* What you will do: Find each line containing the word "chart" and report how many there are. Add nothing else.

* Data provided:
BEGIN

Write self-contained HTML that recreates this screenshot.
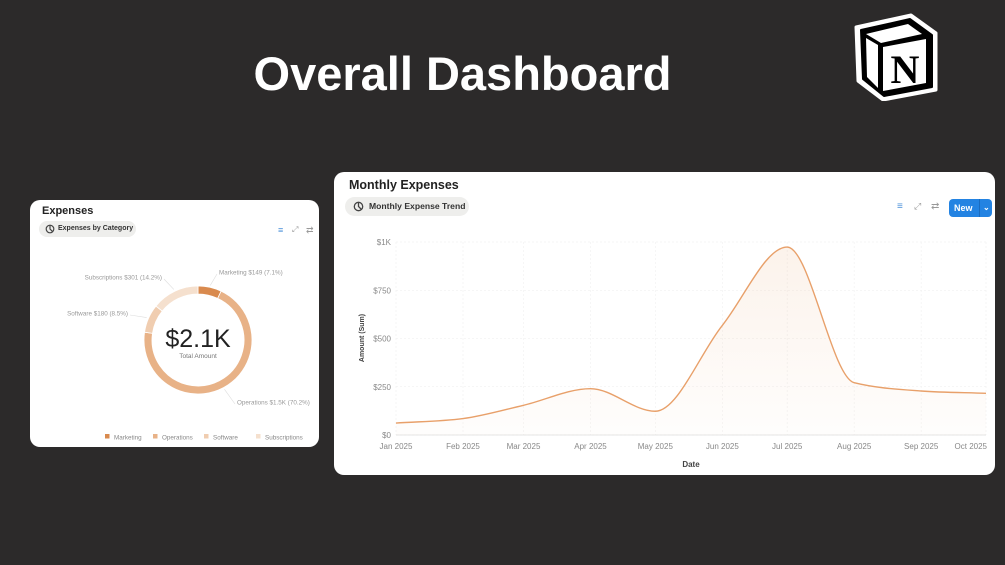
<!DOCTYPE html>
<html><head><meta charset="utf-8">
<style>
*{margin:0;padding:0;box-sizing:border-box}
body{width:1005px;height:565px;background:#2c2a2a;position:relative;overflow:hidden;font-family:"Liberation Sans",sans-serif}
.card{position:absolute;background:#fff;border-radius:10px}
.abs{position:absolute;white-space:nowrap}
</style></head><body>
<div class="abs" style="left:0;width:925px;top:46px;text-align:center;color:#fff;font-weight:bold;font-size:47px;line-height:56px">Overall Dashboard</div>

<svg class="abs" style="left:853px;top:13px" width="86" height="88" viewBox="0 0 86 88">
<path d="M3 14 L58 2 L83 20 L83 77 L30 87 L5 68 Z" fill="#fff" stroke="#fff" stroke-width="3" stroke-linejoin="round"/>
<path d="M8 17 L57 6 L79 22 L79 74 L31 83 L10 66 Z" fill="#000" stroke="#000" stroke-width="2" stroke-linejoin="round"/>
<path d="M13 21 L55 11 L69 21 L28 30 Z" fill="#fff"/>
<path d="M13 25 L25 32 L25 75 L14 64 Z" fill="#fff"/>
<path d="M30 34 L73 26 L73 70 L30 78 Z" fill="#fff"/>
<text x="52" y="70" text-anchor="middle" font-family="Liberation Serif,serif" font-weight="bold" font-size="40" fill="#000">N</text>
</svg>

<div class="card" style="left:30px;top:200px;width:289px;height:247px">
  <div class="abs" style="left:12px;top:5px;font-size:11px;font-weight:bold;color:#222">Expenses</div>
  <div class="abs" style="left:9px;top:21px;width:97px;height:16px;border-radius:8px;background:#eeeeec;font-size:7px;font-weight:bold;color:#333;line-height:16px;padding-left:19px">Expenses by Category
    <svg class="abs" style="left:6px;top:3px" width="10" height="10"><circle cx="5" cy="5" r="3.8" fill="none" stroke="#444" stroke-width="1.2"/><path d="M5 1.2V5L7.7 7.7" stroke="#444" stroke-width="1.2" fill="none"/></svg></div>
  <div class="abs" style="left:248px;top:25px;font-size:9px;color:#4a90d9">≡</div>
  <div class="abs" style="left:262px;top:25px;font-size:8px;color:#999">⤢</div>
  <div class="abs" style="left:276px;top:25px;font-size:9px;color:#999">⇄</div>
  <svg class="abs" style="left:0;top:0" width="289" height="247" id="donut"></svg>
</div>

<div class="card" style="left:334px;top:172px;width:661px;height:303px">
  <div class="abs" style="left:15px;top:6px;font-size:12.5px;font-weight:bold;color:#222">Monthly Expenses</div>
  <div class="abs" style="left:11px;top:25px;width:124px;height:19px;border-radius:10px;background:#eeeeec;font-size:8.6px;font-weight:bold;color:#333;line-height:19px;padding-left:24px">Monthly Expense Trend
    <svg class="abs" style="left:8px;top:4px" width="11" height="11"><circle cx="5.5" cy="5.5" r="4.2" fill="none" stroke="#444" stroke-width="1.3"/><path d="M5.5 1.3V5.5L8.5 8.5" stroke="#444" stroke-width="1.3" fill="none"/></svg></div>
  <div class="abs" style="left:563px;top:29px;font-size:10px;color:#4a90d9">≡</div>
  <div class="abs" style="left:580px;top:29px;font-size:9px;color:#999">⤢</div>
  <div class="abs" style="left:597px;top:29px;font-size:10px;color:#999">⇄</div>
  <div class="abs" style="left:615px;top:27px;width:43px;height:18px;border-radius:4px;background:#2383e2;color:#fff;font-size:9px;font-weight:bold;line-height:18px;padding-left:5px">New<span style="position:absolute;left:30px;top:0;height:18px;border-left:1px solid #1a6cc0;padding-left:3px;font-size:8px">⌄</span></div>
</div>
<svg class="abs" style="left:0;top:0" width="1005" height="565" id="line"></svg>

<script>
const NS="http://www.w3.org/2000/svg";
function mk(p,t,a){const e=document.createElementNS(NS,t);for(const k in a)e.setAttribute(k,a[k]);p.appendChild(e);return e;}

// ---- donut data
const catNames=["Marketing","Operations","Software","Subscriptions"];
const catValues=[149,1490,180,301];
const catLabels=["Marketing $149 (7.1%)","Operations $1.5K (70.2%)","Software $180 (8.5%)","Subscriptions $301 (14.2%)"];
const catColors=["#d98a4e","#e8b287","#f0cdb0","#f5e0ce"];
const totalLabel="$2.1K";

const d=document.getElementById('donut');
const cx=168,cy=140,R=54,r=46;
const total=catValues.reduce((a,b)=>a+b,0);
let ang=0;
const labelPos=[[189,72,"start"],[207,202,"start"],[98,113,"end"],[132,77,"end"]];
catValues.forEach((v,i)=>{
  const a0=ang,a1=ang+v/total*2*Math.PI;ang=a1;
  const p=(a,rr)=>[cx+rr*Math.sin(a),cy-rr*Math.cos(a)];
  const [x0,y0]=p(a0,R),[x1,y1]=p(a1,R),[x2,y2]=p(a1,r),[x3,y3]=p(a0,r);
  const lg=a1-a0>Math.PI?1:0;
  const s=mk(d,'path',{d:`M${x0},${y0}A${R},${R} 0 ${lg} 1 ${x1},${y1}L${x2},${y2}A${r},${r} 0 ${lg} 0 ${x3},${y3}Z`,fill:catColors[i],stroke:'#fff','stroke-width':0.8});
  
  
  const am=(a0+a1)/2,[mx,my]=p(am,R+2);
  const lp=labelPos[i];
  const ex=lp[2]=="start"?lp[0]-2:lp[0]+2;
  mk(d,'line',{x1:mx,y1:my,x2:ex,y2:lp[1]+2,stroke:'#ddd','stroke-width':0.6});
  const t=mk(d,'text',{x:lp[0],y:lp[1]+2.5,'text-anchor':lp[2],'font-size':6.3,fill:'#999'});t.textContent=catLabels[i];
  
  
  const lx=[75,123,174,226][i];
  mk(d,'rect',{x:lx,y:234,width:4.5,height:4.5,fill:catColors[i]});
  const lt=mk(d,'text',{x:lx+9,y:239.5,'font-size':6.3,fill:'#888'});lt.textContent=catNames[i];
  
  
});
const tt=mk(d,'text',{x:cx,y:147,'text-anchor':'middle','font-size':25,fill:'#222'});tt.textContent=totalLabel;


const ts=mk(d,'text',{x:cx,y:158,'text-anchor':'middle','font-size':6.5,fill:'#777'});ts.textContent="Total Amount";

// ---- line chart data
const months=["Jan 2025","Feb 2025","Mar 2025","Apr 2025","May 2025","Jun 2025","Jul 2025","Aug 2025","Sep 2025","Oct 2025"];
const dayOffsets=[0,31,59,90,120,151,181,212,243,273];
const amounts=[62,85,154,240,123,568,974,271,228,216];
const yTicks=[0,250,500,750,1000];
const yTickLabels=["$0","$250","$500","$750","$1K"];

const L=document.getElementById('line');
const X0=396,X1=986,Y0=435,Y1=242;
const xs=v=>X0+(v/dayOffsets[dayOffsets.length-1])*(X1-X0);
const ys=v=>Y0-(v/1000)*(Y0-Y1);
const defs=mk(L,'defs',{});
const g=mk(defs,'linearGradient',{id:'gr',x1:0,y1:0,x2:0,y2:1});
mk(g,'stop',{offset:0,'stop-color':'#e8a670','stop-opacity':0.14});
mk(g,'stop',{offset:1,'stop-color':'#e8a670','stop-opacity':0.02});
yTicks.forEach((v,i)=>{
  mk(L,'line',{x1:X0,x2:X1,y1:ys(v),y2:ys(v),stroke:'#eeeeee','stroke-width':0.6,'stroke-dasharray':'2,2'});
  const t=mk(L,'text',{x:X0-5,y:ys(v)+3,'text-anchor':'end','font-size':8,fill:'#888'});t.textContent=yTickLabels[i];
  
  
});
dayOffsets.forEach((dd,i)=>{
  mk(L,'line',{x1:xs(dd),x2:xs(dd),y1:Y1,y2:Y0,stroke:'#f0f0f0','stroke-width':0.6,'stroke-dasharray':'2,2'});
  const anchor=i==months.length-1?'end':'middle';
  const t=mk(L,'text',{x:i==months.length-1?X1+1:xs(dd),y:Y0+14,'text-anchor':anchor,'font-size':8,fill:'#888'});t.textContent=months[i];
  
  
});
mk(L,'line',{x1:X0,x2:X1,y1:Y0,y2:Y0,stroke:'#ddd','stroke-width':0.8});
const xt=mk(L,'text',{x:691,y:467,'text-anchor':'middle','font-size':8,'font-weight':'bold',fill:'#444'});xt.textContent="Date";


const yt=mk(L,'text',{x:0,y:0,transform:'translate(364,338) rotate(-90)','text-anchor':'middle','font-size':7,'font-weight':'bold',fill:'#444'});yt.textContent="Amount (Sum)";



// monotone cubic
const px=dayOffsets.map(xs),py=amounts.map(ys),n=px.length;
const sl=[];for(let i=0;i<n-1;i++)sl.push((py[i+1]-py[i])/(px[i+1]-px[i]));
const m=[sl[0]];
for(let i=1;i<n-1;i++){if(sl[i-1]*sl[i]<=0)m.push(0);else{const h0=px[i]-px[i-1],h1=px[i+1]-px[i];const t0=(sl[i-1]*h1+sl[i]*h0)/(h0+h1);m.push(t0*Math.min(1,2*Math.min(Math.abs(sl[i-1]),Math.abs(sl[i]))/Math.abs(t0)));}}
m.push(sl[n-2]);
let path=`M${px[0]},${py[0]}`;
for(let i=0;i<n-1;i++){const h=(px[i+1]-px[i])/3;path+=`C${px[i]+h},${py[i]+m[i]*h} ${px[i+1]-h},${py[i+1]-m[i+1]*h} ${px[i+1]},${py[i+1]}`;}
const area=mk(L,'path',{d:path+`L${px[n-1]},${Y0}L${px[0]},${Y0}Z`,fill:'url(#gr)'});


const ln=mk(L,'path',{d:path,fill:'none',stroke:'#e8a06a','stroke-width':1.4});


</script>
</body></html>
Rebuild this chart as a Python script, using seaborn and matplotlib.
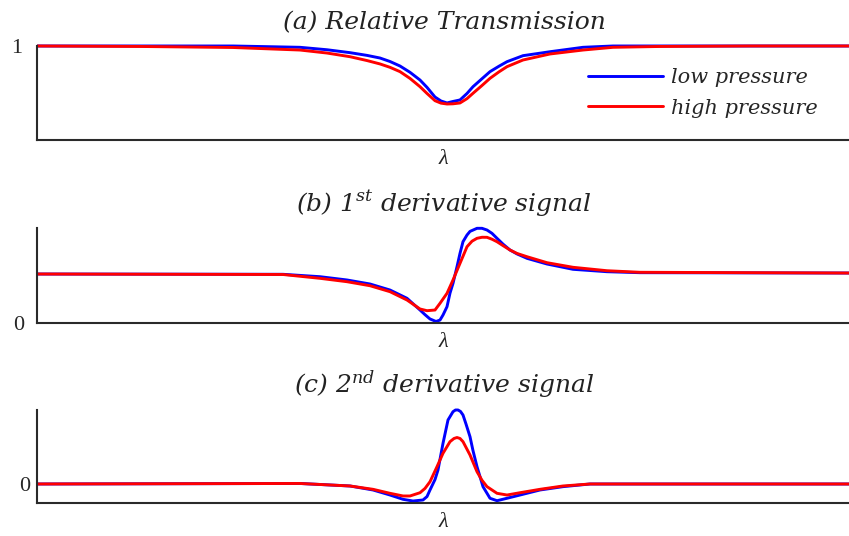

END

* Exercise result: 2